Task objective => Return the lines that follow, exactly as they appear, from the first through the one containing "-4.61, -4.23, -4.01, -3.80, -3.68, -3.22, -2.92, -2.74, -2.68];"; no pictures are to be included.

Data excerpt =>
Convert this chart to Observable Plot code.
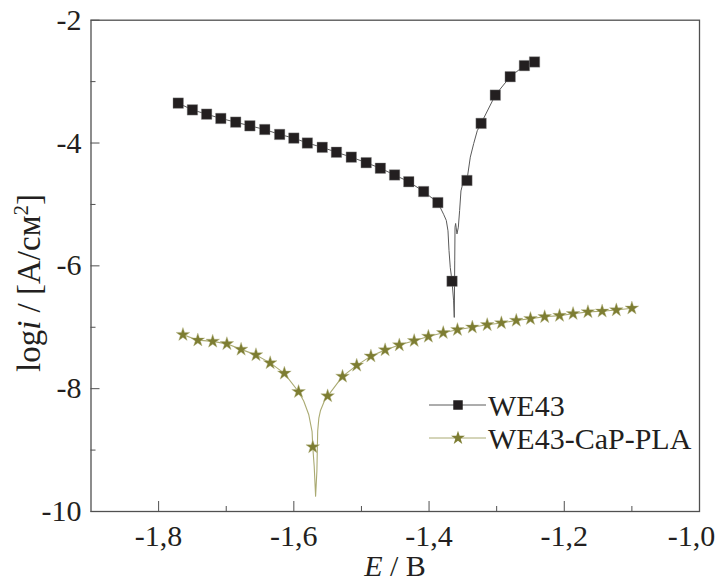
<!DOCTYPE html>
<html>
<head>
<meta charset="utf-8">
<script src="https://cdn.jsdelivr.net/npm/d3@7"></script>
<script src="https://cdn.jsdelivr.net/npm/@observablehq/plot@0.6"></script>
<style>
  html, body { margin: 0; padding: 0; background: #fff; }
  #chart { width: 718px; height: 583px; }
</style>
</head>
<body>
<div id="chart"></div>
<script>
// ---- Data ----
// WE43: polarisation curve (line) and its square markers
const we43MarkE = [-1.771, -1.750, -1.729, -1.708, -1.686, -1.665, -1.643, -1.621, -1.600, -1.580,
                   -1.558, -1.537, -1.515, -1.493, -1.472, -1.451, -1.430, -1.408, -1.387, -1.366,
                   -1.344, -1.323, -1.302, -1.280, -1.259, -1.244];
const we43MarkLogI = [-3.35, -3.46, -3.53, -3.60, -3.66, -3.72, -3.78, -3.86, -3.92, -4.00,
                      -4.07, -4.15, -4.23, -4.32, -4.41, -4.52, -4.63, -4.79, -4.97, -6.25,
                      -4.61, -3.68, -3.22, -2.92, -2.74, -2.68];
const we43LineE = [-1.771, -1.750, -1.729, -1.708, -1.686, -1.665, -1.643, -1.621, -1.600, -1.580,
                   -1.558, -1.537, -1.515, -1.493, -1.472, -1.451, -1.430, -1.408, -1.387,
                   -1.3785, -1.3745, -1.372, -1.3705, -1.3686, -1.366, -1.3637, -1.3627,
                   -1.3620, -1.3616, -1.3607, -1.3587, -1.3567, -1.3548, -1.3528, -1.3501,
                   -1.344, -1.339, -1.334, -1.3287, -1.323, -1.302, -1.280, -1.259, -1.244];
const we43LineLogI = [-3.35, -3.46, -3.53, -3.60, -3.66, -3.72, -3.78, -3.86, -3.92, -4.00,
                      -4.07, -4.15, -4.23, -4.32, -4.41, -4.52, -4.63, -4.79, -4.97,
                      -5.16, -5.26, -5.43, -5.75, -6.03, -6.25, -6.57, -6.84,
                      -5.92, -5.37, -5.31, -5.48, -5.37, -5.10, -4.78, -4.66,
                      -4.61, -4.23, -4.01, -3.80, -3.68, -3.22, -2.92, -2.74, -2.68];

// WE43-CaP-PLA: polarisation curve (line) and its star markers
const coatMarkE = [-1.764, -1.742, -1.720, -1.699, -1.678, -1.656, -1.635, -1.614, -1.593, -1.572,
                   -1.550, -1.528, -1.507, -1.486, -1.465, -1.444, -1.422, -1.401, -1.379, -1.358,
                   -1.336, -1.314, -1.293, -1.271, -1.250, -1.229, -1.207, -1.187, -1.165, -1.144,
                   -1.123, -1.100];
const coatMarkLogI = [-7.12, -7.21, -7.23, -7.27, -7.36, -7.45, -7.58, -7.75, -8.05, -8.95,
                      -8.12, -7.80, -7.62, -7.47, -7.37, -7.29, -7.22, -7.15, -7.09, -7.04,
                      -7.00, -6.96, -6.93, -6.89, -6.86, -6.83, -6.81, -6.78, -6.75, -6.74,
                      -6.72, -6.69];
const coatLineE = [-1.764, -1.742, -1.720, -1.699, -1.678, -1.656, -1.635, -1.614, -1.593,
                   -1.5854, -1.578, -1.573, -1.572, -1.5699, -1.5678, -1.5659, -1.5647, -1.563,
                   -1.5607, -1.5548,
                   -1.550, -1.528, -1.507, -1.486, -1.465, -1.444, -1.422, -1.401, -1.379, -1.358,
                   -1.336, -1.314, -1.293, -1.271, -1.250, -1.229, -1.207, -1.187, -1.165, -1.144,
                   -1.123, -1.100];
const coatLineLogI = [-7.12, -7.21, -7.23, -7.27, -7.36, -7.45, -7.58, -7.75, -8.05,
                      -8.20, -8.42, -8.70, -8.95, -9.26, -9.75, -9.34, -8.69, -8.48,
                      -8.36, -8.20,
                      -8.12, -7.80, -7.62, -7.47, -7.37, -7.29, -7.22, -7.15, -7.09, -7.04,
                      -7.00, -6.96, -6.93, -6.89, -6.86, -6.83, -6.81, -6.78, -6.75, -6.74,
                      -6.72, -6.69];

// Axis ticks
const xMajorTicks = [-1.8, -1.6, -1.4, -1.2, -1.0];
const xMinorTicks = [-1.7, -1.5, -1.3, -1.1];
const yMajorTicks = [-10, -8, -6, -4, -2];
const yMinorTicks = [-9, -7, -5, -3];

const seriesNames = ["WE43", "WE43-CaP-PLA"];

// ---- Build tables ----
const zip = (E, I) => E.map((e, k) => ({E: e, logI: I[k]}));
const we43Line = zip(we43LineE, we43LineLogI);
const we43Marks = zip(we43MarkE, we43MarkLogI);
const coatLine = zip(coatLineE, coatLineLogI);
const coatMarks = zip(coatMarkE, coatMarkLogI);

const ink = "#231f20";
const axisGray = "#505050";
const we43Stroke = "#5a5a5a";
const coatFill = "#7d7d32";
const coatStroke = "#aaaa72";

const fmtX = d => d.toFixed(1).replace(".", ",");
const fmtY = d => String(d);
const fam = "Liberation Serif, Times New Roman, serif";

const chart = Plot.plot({
  width: 718,
  height: 583,
  marginLeft: 90.5,
  marginRight: 19,
  marginTop: 19.7,
  marginBottom: 72,
  style: {fontFamily: fam, fontSize: "30px", color: ink, background: "#fff"},
  x: {domain: [-1.9, -1.0], label: null},
  y: {domain: [-10, -2], label: null},
  marks: [
    Plot.frame({stroke: axisGray, strokeWidth: 1.3}),
    // tick labels (last x label nudged left so it stays inside the picture)
    Plot.axisX(xMajorTicks.slice(0, -1), {tickSize: 0, tickPadding: 13, tickFormat: fmtX, label: null, fontSize: 30, fill: ink}),
    Plot.axisX(xMajorTicks.slice(-1), {tickSize: 0, tickPadding: 13, tickFormat: fmtX, label: null, fontSize: 30, fill: ink, dx: -8}),
    Plot.axisY(yMajorTicks, {tickSize: 0, tickPadding: 9.5, tickFormat: fmtY, label: null, fontSize: 30, fill: ink}),
    // inward ticks
    Plot.axisX(xMajorTicks, {tickSize: -10, tickFormat: () => "", label: null, stroke: axisGray}),
    Plot.axisX(xMinorTicks, {tickSize: -5, tickFormat: () => "", label: null, stroke: axisGray}),
    Plot.axisY(yMajorTicks, {tickSize: -9, tickFormat: () => "", label: null, stroke: axisGray}),
    Plot.axisY(yMinorTicks, {tickSize: -5, tickFormat: () => "", label: null, stroke: axisGray}),
    // curves
    Plot.line(we43Line, {x: "E", y: "logI", stroke: we43Stroke, strokeWidth: 1}),
    Plot.line(coatLine, {x: "E", y: "logI", stroke: coatStroke, strokeWidth: 1.1}),
    Plot.dot(we43Marks, {x: "E", y: "logI", symbol: "square", r: 5.9, fill: ink, stroke: "#8a8a8a", strokeWidth: 0.4}),
    Plot.dot(coatMarks, {x: "E", y: "logI", symbol: "star", r: 4.3, fill: coatFill, stroke: "#b8b888", strokeWidth: 0.4})
  ]
});

document.getElementById("chart").appendChild(chart);

// ---- Axis titles and legend (text with italic / superscript parts) ----
const svg = d3.select(chart);

// y title: log i / [A/см2]
const yt = svg.append("text")
  .attr("transform", "translate(40,283) rotate(-90)")
  .attr("text-anchor", "middle")
  .attr("font-family", fam)
  .attr("font-size", 33)
  .attr("fill", ink);
yt.append("tspan").text("log");
yt.append("tspan").attr("font-style", "italic").text("i");
yt.append("tspan").text(" / [A/см");
yt.append("tspan").attr("font-size", 21).attr("dy", -12).text("2");
yt.append("tspan").attr("dy", 12).text("]");

// x title: E / B
const xt = svg.append("text")
  .attr("x", 395)
  .attr("y", 576)
  .attr("text-anchor", "middle")
  .attr("font-family", fam)
  .attr("font-size", 30)
  .attr("fill", ink);
xt.append("tspan").attr("font-style", "italic").text("E");
xt.append("tspan").text(" / B");

// legend
const legendStyles = [
  {line: we43Stroke, fill: ink, symbol: d3.symbolSquare, size: 90},
  {line: coatStroke, fill: coatFill, symbol: d3.symbolStar, size: 60}
];
const lg = svg.append("g");
seriesNames.forEach((name, k) => {
  const st = legendStyles[k];
  const yy = 405 + k * 33;
  lg.append("line").attr("x1", 429).attr("x2", 486).attr("y1", yy).attr("y2", yy)
    .attr("stroke", st.line).attr("stroke-width", 1);
  lg.append("path").attr("d", d3.symbol(st.symbol, st.size)())
    .attr("transform", `translate(458,${yy})`).attr("fill", st.fill);
  lg.append("text").attr("x", 488).attr("y", yy).attr("dy", "0.35em")
    .attr("text-anchor", "start")
    .attr("font-family", fam).attr("font-size", 30).attr("fill", ink).text(name);
});
</script>
</body>
</html>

Final result =>
Convert this chart to Observable Plot code.
<!DOCTYPE html>
<html>
<head>
<meta charset="utf-8">
<script src="https://cdn.jsdelivr.net/npm/d3@7"></script>
<script src="https://cdn.jsdelivr.net/npm/@observablehq/plot@0.6"></script>
<style>
  html, body { margin: 0; padding: 0; background: #fff; }
  #chart { width: 718px; height: 583px; }
</style>
</head>
<body>
<div id="chart"></div>
<script>
// ---- Data ----
// WE43: polarisation curve (line) and its square markers
const we43MarkE = [-1.771, -1.750, -1.729, -1.708, -1.686, -1.665, -1.643, -1.621, -1.600, -1.580,
                   -1.558, -1.537, -1.515, -1.493, -1.472, -1.451, -1.430, -1.408, -1.387, -1.366,
                   -1.344, -1.323, -1.302, -1.280, -1.259, -1.244];
const we43MarkLogI = [-3.35, -3.46, -3.53, -3.60, -3.66, -3.72, -3.78, -3.86, -3.92, -4.00,
                      -4.07, -4.15, -4.23, -4.32, -4.41, -4.52, -4.63, -4.79, -4.97, -6.25,
                      -4.61, -3.68, -3.22, -2.92, -2.74, -2.68];
const we43LineE = [-1.771, -1.750, -1.729, -1.708, -1.686, -1.665, -1.643, -1.621, -1.600, -1.580,
                   -1.558, -1.537, -1.515, -1.493, -1.472, -1.451, -1.430, -1.408, -1.387,
                   -1.3785, -1.3745, -1.372, -1.3705, -1.3686, -1.366, -1.3637, -1.3627,
                   -1.3620, -1.3616, -1.3607, -1.3587, -1.3567, -1.3548, -1.3528, -1.3501,
                   -1.344, -1.339, -1.334, -1.3287, -1.323, -1.302, -1.280, -1.259, -1.244];
const we43LineLogI = [-3.35, -3.46, -3.53, -3.60, -3.66, -3.72, -3.78, -3.86, -3.92, -4.00,
                      -4.07, -4.15, -4.23, -4.32, -4.41, -4.52, -4.63, -4.79, -4.97,
                      -5.16, -5.26, -5.43, -5.75, -6.03, -6.25, -6.57, -6.84,
                      -5.92, -5.37, -5.31, -5.48, -5.37, -5.10, -4.78, -4.66,
                      -4.61, -4.23, -4.01, -3.80, -3.68, -3.22, -2.92, -2.74, -2.68];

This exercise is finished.